[Exercise goal] Extract only the first line of the listing and every line after it up to and including the one with "Chart.register(...registerables);". Omit the pictures.

--- Start of Dataset content ---

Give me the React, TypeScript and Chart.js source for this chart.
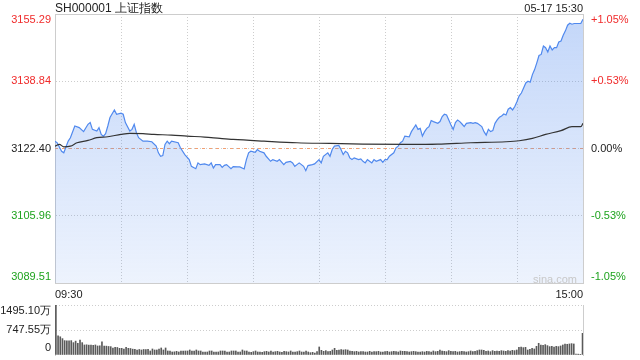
import React, { useEffect, useRef } from 'react';
import { Chart, registerables } from 'chart.js';

Chart.register(...registerables);

const titleText = 'SH000001 上证指数';
const dateTimeText = '05-17 15:30';
const watermark = 'sina.com';

const prevClose = 3122.4;
const priceTicks = [3089.51, 3105.96, 3122.4, 3138.84, 3155.29];
const timeTickMinutes = [0, 30, 60, 90, 120, 150, 180, 210, 240];
const timeLabels = ['09:30', '', '', '', '', '', '', '', '15:00'];
const volumeTicks = [0, 747.55, 1495.1];
const volumeTickLabels = ['0', '747.55万', '1495.10万'];

const priceMinutes = [
  0, 1, 3, 4, 6, 7, 9, 11, 13, 15, 16, 17, 19, 20, 21, 22, 23, 24, 25, 27, 28, 30, 31, 32, 34, 35, 36, 37, 38, 40,
  42, 44, 46, 47, 48, 49, 50, 51, 52, 53, 56, 57, 59, 61, 62, 64, 65, 66, 68, 70, 71, 72, 73, 75, 76, 77, 78, 80, 81,
  83, 84, 86, 87, 88, 89, 91, 92, 93, 95, 96, 98, 99, 101, 102, 104, 105, 107, 108, 109, 110, 111, 113, 114, 115, 117,
  118, 120, 121, 122, 124, 125, 126, 127, 129, 130, 131, 132, 133, 134, 135, 136, 138, 139, 140, 141, 142, 143, 144,
  145, 146, 148, 149, 150, 151, 152, 154, 155, 156, 157, 158, 159, 161, 162, 164, 165, 166, 167, 168, 169, 170, 171,
  172, 174, 175, 176, 177, 178, 179, 180, 181, 182, 183, 184, 185, 186, 187, 189, 190, 191, 192, 194, 195, 196, 197,
  198, 199, 200, 201, 202, 203, 204, 205, 206, 207, 208, 209, 210, 211, 212, 213, 214, 215, 216, 217, 218, 219, 220,
  221, 222, 223, 224, 225, 226, 227, 228, 229, 230, 231, 232, 233, 234, 235, 236, 238, 239, 240,
];
const priceValues = [
  3124.2, 3123.8, 3121.73, 3121.34, 3124.2, 3125.04, 3127.9, 3127.5, 3126.52, 3128.32, 3128.74, 3127.08, 3126.66,
  3127.5, 3125.85, 3125.43, 3126.02, 3127.9, 3129.97, 3131.84, 3130.78, 3131.03, 3130.78, 3128.74, 3126.66, 3127.08,
  3128.32, 3126.27, 3125.04, 3124.2, 3124.2, 3124.05, 3122.97, 3121.34, 3120.5, 3120.67, 3123.39, 3124.2, 3123.56,
  3124.2, 3123.8, 3122.57, 3120.92, 3119.69, 3118.04, 3117.47, 3118.88, 3118.46, 3118.63, 3118.28, 3118.88, 3117.64,
  3118.46, 3118.46, 3117.79, 3118.28, 3118.46, 3117.47, 3117.96, 3117.89, 3117.89, 3117.4, 3119.69, 3121.34, 3121.73,
  3121.49, 3122.15, 3121.73, 3121.34, 3120.5, 3119.27, 3119.69, 3119.27, 3119.69, 3118.46, 3119.02, 3119.27, 3118.88,
  3118.04, 3118.46, 3118.88, 3118.04, 3116.98, 3118.21, 3118.46, 3118.63, 3119.69, 3118.88, 3120.5, 3121.34, 3120.5,
  3122.15, 3122.97, 3123.14, 3122.15, 3120.92, 3121.73, 3121.34, 3120.11, 3119.69, 3120.11, 3119.69, 3119.86, 3119.27,
  3118.88, 3119.69, 3119.27, 3118.88, 3119.69, 3119.27, 3119.69, 3119.02, 3119.69, 3119.69, 3120.5, 3121.34, 3122.57,
  3122.97, 3123.8, 3124.2, 3125.43, 3125.23, 3126.52, 3128.14, 3127.08, 3127.33, 3125.43, 3126.52, 3127.33, 3127.75,
  3129.23, 3128.98, 3128.56, 3128.98, 3130.21, 3130.78, 3130.61, 3129.38, 3128.14, 3127.08, 3128.74, 3129.38, 3128.98,
  3128.39, 3127.75, 3128.56, 3128.74, 3128.56, 3128.74, 3128.56, 3127.75, 3126.52, 3125.68, 3127.08, 3126.52, 3126.76,
  3128.56, 3129.38, 3130.04, 3130.36, 3130.85, 3130.61, 3132.01, 3132.43, 3131.84, 3132.68, 3133.91, 3135.29, 3135.96,
  3137.19, 3138.42, 3138.84, 3138.6, 3140.47, 3141.7, 3143.35, 3145.15, 3145.4, 3147.47, 3147.05, 3145.99, 3147.47,
  3146.48, 3147.05, 3147.05, 3148.46, 3148.7, 3150.08, 3151.17, 3152.55, 3153.04, 3152.79, 3152.97, 3152.97, 3152.97,
  3154.03,
];

const avgMinutes = [0, 2, 4, 7, 10, 15, 19, 24, 30, 34, 40, 45, 53, 60, 68, 75, 81, 95, 110, 125, 140, 161, 174, 189, 205, 211, 217, 223, 230, 235, 239, 240];
const avgValues = [
  3122.97, 3123.39, 3122.82, 3122.97, 3123.8, 3124.37, 3125.04, 3125.28, 3125.85, 3126.1, 3126.02, 3125.85, 3125.68,
  3125.43, 3125.19, 3124.87, 3124.62, 3124.2, 3123.8, 3123.63, 3123.46, 3123.39, 3123.46, 3123.8, 3124.05, 3124.3,
  3124.87, 3125.85, 3126.76, 3127.75, 3127.75, 3128.56,
];

// volume per minute, in 万
const volumes = [
  1495.1, 570, 545, 490, 430, 425, 420, 430, 370, 415, 350,
  445, 370, 300, 305, 295, 300, 290, 300, 270, 275,
  395, 270, 265, 255, 250, 205, 230, 225, 200, 200,
  175, 230, 200, 195, 175, 170, 150, 165, 150, 165,
  160, 170, 120, 180, 150, 150, 180, 210, 150, 210,
  120, 120, 90, 95, 110, 90, 120, 120, 120, 120,
  150, 120, 120, 150, 120, 120, 90, 90, 90, 120,
  120, 90, 90, 90, 120, 120, 120, 90, 90, 120,
  120, 120, 90, 90, 150, 120, 120, 90, 80, 100,
  120, 90, 90, 80, 100, 110, 90, 120, 90, 100,
  110, 90, 80, 110, 100, 90, 120, 90, 90, 100,
  120, 90, 90, 120, 90, 70, 80, 60, 100, 240,
  140, 110, 130, 100, 110, 150, 200, 140, 150, 160,
  150, 160, 150, 120, 110, 100, 110, 90, 100, 100,
  90, 90, 110, 90, 100, 100, 110, 90, 90, 100,
  110, 90, 100, 110, 100, 90, 120, 110, 110, 100,
  90, 100, 110, 100, 90, 90, 100, 90, 110, 100,
  90, 120, 100, 110, 150, 120, 110, 100, 130, 110,
  100, 110, 90, 100, 110, 100, 90, 100, 120, 100,
  110, 130, 150, 150, 140, 110, 120, 100, 130, 110,
  120, 110, 130, 120, 110, 130, 120, 140, 130, 150,
  230, 240, 220, 230, 150, 170, 200, 180, 260, 350,
  300, 290, 310, 280, 250, 260, 240, 260, 250, 270,
  300, 330, 320, 330, 340, 330, 30, 25, 20, 650,
];

const FONT = "'Liberation Sans', Arial, sans-serif";
const RED = '#f02b2b';
const GREEN = '#1ea31e';
const DARK = '#222222';
const GRID = '#cdcdcd';

const tickColor = (v: number) => (v > prevClose + 0.001 ? RED : v < prevClose - 0.001 ? GREEN : DARK);
const pctLabel = (v: number) => {
  const p = ((v - prevClose) / prevClose) * 100;
  const s = p.toFixed(2);
  return (p > 0.001 ? '+' : '') + (s === '-0.00' ? '0.00' : s) + '%';
};
const edgeLabel = (text: string, index: number, count: number): string | string[] => {
  if (index === count - 1) return ['', text];
  if (index === 0) return [text, ''];
  return text;
};
const fixWidth = (w: number) => (s: any) => {
  s.width = w;
  s.paddingTop = 0;
  s.paddingBottom = 0;
};

export default function App() {
  const mainRef = useRef<HTMLCanvasElement>(null);
  const volRef = useRef<HTMLCanvasElement>(null);

  useEffect(() => {
    if (!mainRef.current || !volRef.current) return;
    const edgeFont = (size: number, bottomLh: string, topLh: string, tickValues: number[]) => (ctx: any) => {
      const v = ctx && ctx.tick ? ctx.tick.value : NaN;
      let lh: any = 1.2;
      if (v === tickValues[0]) lh = bottomLh;
      else if (v === tickValues[tickValues.length - 1]) lh = topLh;
      return { family: FONT, size, lineHeight: lh };
    };

    const main = new Chart(mainRef.current, {
      type: 'line',
      data: {
        datasets: [
          {
            label: 'avg',
            data: avgMinutes.map((m, i) => ({ x: m, y: avgValues[i] })),
            borderColor: '#333333',
            borderWidth: 1.2,
            pointRadius: 0,
            fill: false,
            cubicInterpolationMode: 'monotone',
            order: 1,
          },
          {
            label: 'price',
            data: priceMinutes.map((m, i) => ({ x: m, y: priceValues[i] })),
            borderColor: '#5089ee',
            borderWidth: 1.2,
            pointRadius: 0,
            tension: 0,
            fill: 'start',
            backgroundColor: (c: any) => {
              const ch = c.chart;
              const a = ch.chartArea;
              if (!a) return 'rgba(80,137,238,0.2)';
              const g = ch.ctx.createLinearGradient(0, a.top, 0, a.bottom);
              g.addColorStop(0, 'rgba(80,137,238,0.34)');
              g.addColorStop(1, 'rgba(80,137,238,0.1)');
              return g;
            },
            order: 2,
          },
          {
            label: 'prev',
            data: [
              { x: 0, y: prevClose },
              { x: 240, y: prevClose },
            ],
            borderColor: '#f2a073',
            borderWidth: 1,
            borderDash: [3, 4],
            pointRadius: 0,
            fill: false,
            order: 3,
          },
        ],
      } as any,
      options: {
        animation: false,
        responsive: false,
        devicePixelRatio: 1,
        events: [],
        layout: { autoPadding: false, padding: { top: 14, bottom: 0, left: 0, right: 0 } },
        plugins: { legend: { display: false }, tooltip: { enabled: false } },
        scales: {
          x: {
            type: 'linear',
            position: 'bottom',
            min: 0,
            max: 240,
            afterBuildTicks: (s: any) => {
              s.ticks = timeTickMinutes.map((v) => ({ value: v }));
            },
            afterFit: (s: any) => {
              s.height = 17;
              s.paddingLeft = 0;
              s.paddingRight = 0;
            },
            ticks: {
              align: 'inner',
              autoSkip: false,
              maxRotation: 0,
              padding: 5,
              color: DARK,
              font: { family: FONT, size: 11 },
              callback: (_v: any, i: number) => timeLabels[i],
            },
            grid: { color: GRID, lineWidth: 1, drawTicks: false },
            border: { display: true, color: GRID, dash: [1, 2] },
          },
          xTop: {
            type: 'linear',
            position: 'top',
            min: 0,
            max: 240,
            afterFit: (s: any) => {
              s.height = 0;
              s.paddingLeft = 0;
              s.paddingRight = 0;
            },
            ticks: { display: false },
            grid: { display: false, drawTicks: false },
            border: { display: true, color: GRID },
          },
          y: {
            type: 'linear',
            position: 'left',
            min: priceTicks[0],
            max: priceTicks[priceTicks.length - 1],
            afterBuildTicks: (s: any) => {
              s.ticks = priceTicks.map((v) => ({ value: v }));
            },
            afterFit: fixWidth(55),
            ticks: {
              padding: 4,
              autoSkip: false,
              color: (c: any) => tickColor(c && c.tick ? c.tick.value : prevClose),
              font: edgeFont(11, '12px', '12px', priceTicks),
              callback: (v: any, i: number) => edgeLabel(Number(v).toFixed(2), i, priceTicks.length),
            },
            grid: { color: GRID, lineWidth: 1, drawTicks: false },
            border: { display: true, color: GRID, dash: [1, 2] },
          },
          y1: {
            type: 'linear',
            position: 'right',
            min: priceTicks[0],
            max: priceTicks[priceTicks.length - 1],
            afterBuildTicks: (s: any) => {
              s.ticks = priceTicks.map((v) => ({ value: v }));
            },
            afterFit: fixWidth(57),
            ticks: {
              padding: 8,
              autoSkip: false,
              color: (c: any) => tickColor(c && c.tick ? c.tick.value : prevClose),
              font: edgeFont(11, '12px', '12px', priceTicks),
              callback: (v: any, i: number) => edgeLabel(pctLabel(Number(v)), i, priceTicks.length),
            },
            grid: { display: false, drawTicks: false },
            border: { display: true, color: GRID },
          },
        },
      } as any,
    });

    const vol = new Chart(volRef.current, {
      type: 'bar',
      data: {
        datasets: [
          {
            data: volumes.map((v, i) => ({ x: i, y: v })),
            backgroundColor: '#5a5a5a',
            borderWidth: 0,
            barThickness: 1,
          },
        ],
      } as any,
      options: {
        animation: false,
        responsive: false,
        devicePixelRatio: 1,
        events: [],
        layout: { autoPadding: false, padding: { top: 15, bottom: 5, left: 0, right: 0 } },
        plugins: { legend: { display: false }, tooltip: { enabled: false } },
        scales: {
          x: {
            type: 'linear',
            min: -0.4,
            max: 240.2,
            offset: false,
            display: false,
            grid: { offset: false },
          },
          y: {
            type: 'linear',
            position: 'left',
            min: 0,
            max: volumeTicks[volumeTicks.length - 1],
            afterBuildTicks: (s: any) => {
              s.ticks = volumeTicks.map((v) => ({ value: v }));
            },
            afterFit: fixWidth(55),
            ticks: {
              padding: 4,
              autoSkip: false,
              color: DARK,
              font: edgeFont(11, '14px', '12px', volumeTicks),
              callback: (_v: any, i: number) => edgeLabel(volumeTickLabels[i], i, volumeTicks.length),
            },
            grid: {
              color: (c: any) => (c && c.tick && c.tick.value === 0 ? 'rgba(0,0,0,0)' : GRID),
              lineWidth: 1,
              drawTicks: false,
            },
            border: { display: true, color: GRID, dash: [1, 2] },
          },
          y1: {
            type: 'linear',
            position: 'right',
            min: 0,
            max: volumeTicks[volumeTicks.length - 1],
            afterFit: fixWidth(57),
            ticks: { display: false },
            grid: { display: false, drawTicks: false },
            border: { display: true, color: GRID },
          },
        },
      } as any,
    });

    return () => {
      main.destroy();
      vol.destroy();
    };
  }, []);

  return (
    <div
      style={{
        position: 'fixed',
        left: 0,
        top: 0,
        width: 640,
        height: 360,
        background: '#ffffff',
        fontFamily: FONT,
        overflow: 'hidden',
      }}
    >
      <canvas ref={mainRef} width={640} height={300} style={{ position: 'absolute', left: 0, top: 0 }} />
      <canvas ref={volRef} width={640} height={70} style={{ position: 'absolute', left: 0, top: 290 }} />
      <div
        style={{
          position: 'absolute',
          left: 55,
          top: 1,
          fontSize: 12,
          lineHeight: '15px',
          color: DARK,
          whiteSpace: 'nowrap',
        }}
      >
        {titleText}
      </div>
      <div
        style={{
          position: 'absolute',
          right: 57,
          top: 1,
          fontSize: 11,
          lineHeight: '15px',
          color: DARK,
          whiteSpace: 'nowrap',
        }}
      >
        {dateTimeText}
      </div>
      <div
        style={{
          position: 'absolute',
          left: 533,
          top: 272,
          fontSize: 11,
          lineHeight: '14px',
          color: '#c8c8c8',
          whiteSpace: 'nowrap',
        }}
      >
        {watermark}
      </div>
    </div>
  );
}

--- End of Dataset content ---

[Result below]
Give me the React, TypeScript and Chart.js source for this chart.
import React, { useEffect, useRef } from 'react';
import { Chart, registerables } from 'chart.js';

Chart.register(...registerables);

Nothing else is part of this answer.